Wednesday, November 17, 2010

HOW TO BEAT THE BLUES

I hope I don't see this place for awhile
After a couple of days of struggling and feeling horrible I'm happy to say I'm back on track. How do you cure the taper blues? Two days of hard but short workouts at two venues I don't plan on seeing for awhile. Then put your fast race wheels on your bike! 
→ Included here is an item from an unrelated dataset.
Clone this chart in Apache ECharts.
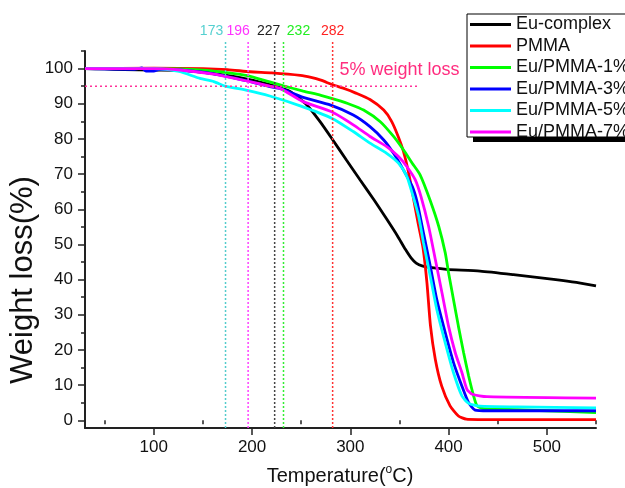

Tuesday was another drag day of still feeling like I was caught in a fog. I got home and my scheduled workout was a 10 mile bike followed by a 5.5 mile run...whatever. I did get some inspiration form a Homes of Hope donation to my website that evening and thought if people are donating to my cause, I need to get off by butt and train! Getting out on the bike with my aero race  wheels got me fired up. Before I knew it I was hammering down the road at 26MPH in my aero bars. After four days of having the blues I was feeling like an Ironman again. The run went just as well running my first "warmup" mile off the bike at an 8:27 pace. I had to tell myself to slow down as I'm on taper heart rate restriction. That night I went to bed starting to feel confident in my training again.
I have a love hate relationship with the track.
Wednesday for me was a 2,000 yard swim in the morning and a short track workout of :30 min. in the evening doing intervals of 400 and 100 meters. I've been swimming twice a week now for almost a year and I still do not look forward to going to the pool and swimming. Today was different. This is my last workout before Ironman. The last time I stare at the black lined tile going back and forth lap after lap with only an occasional random band aid floating along the bottom to break up the monotony. You can find plenty of motivation driving to your last swim workout...it's like visiting the orthodontist for the last time.
My track workout later was incredible. I love the track and I hate the track. I love it because it's flat, you can run faster, meet interesting people and its different from my 14 mile long slogs. I hate it because my track workout is about speed and pushing your speed to its limits with the idea that you will eventually get faster if you don't throw up first. Usually I feel tired at the track after my morning swim but today was different. I was running 400 and 100 meter hard intervals like it was nothing. It didn't hurt that I had some high school cross country boys on the track racing me a few times while they were supposed to be cooling down from their workout.
Tonight my confidence in my training is renewed and tomorrow I'm off to Arizona!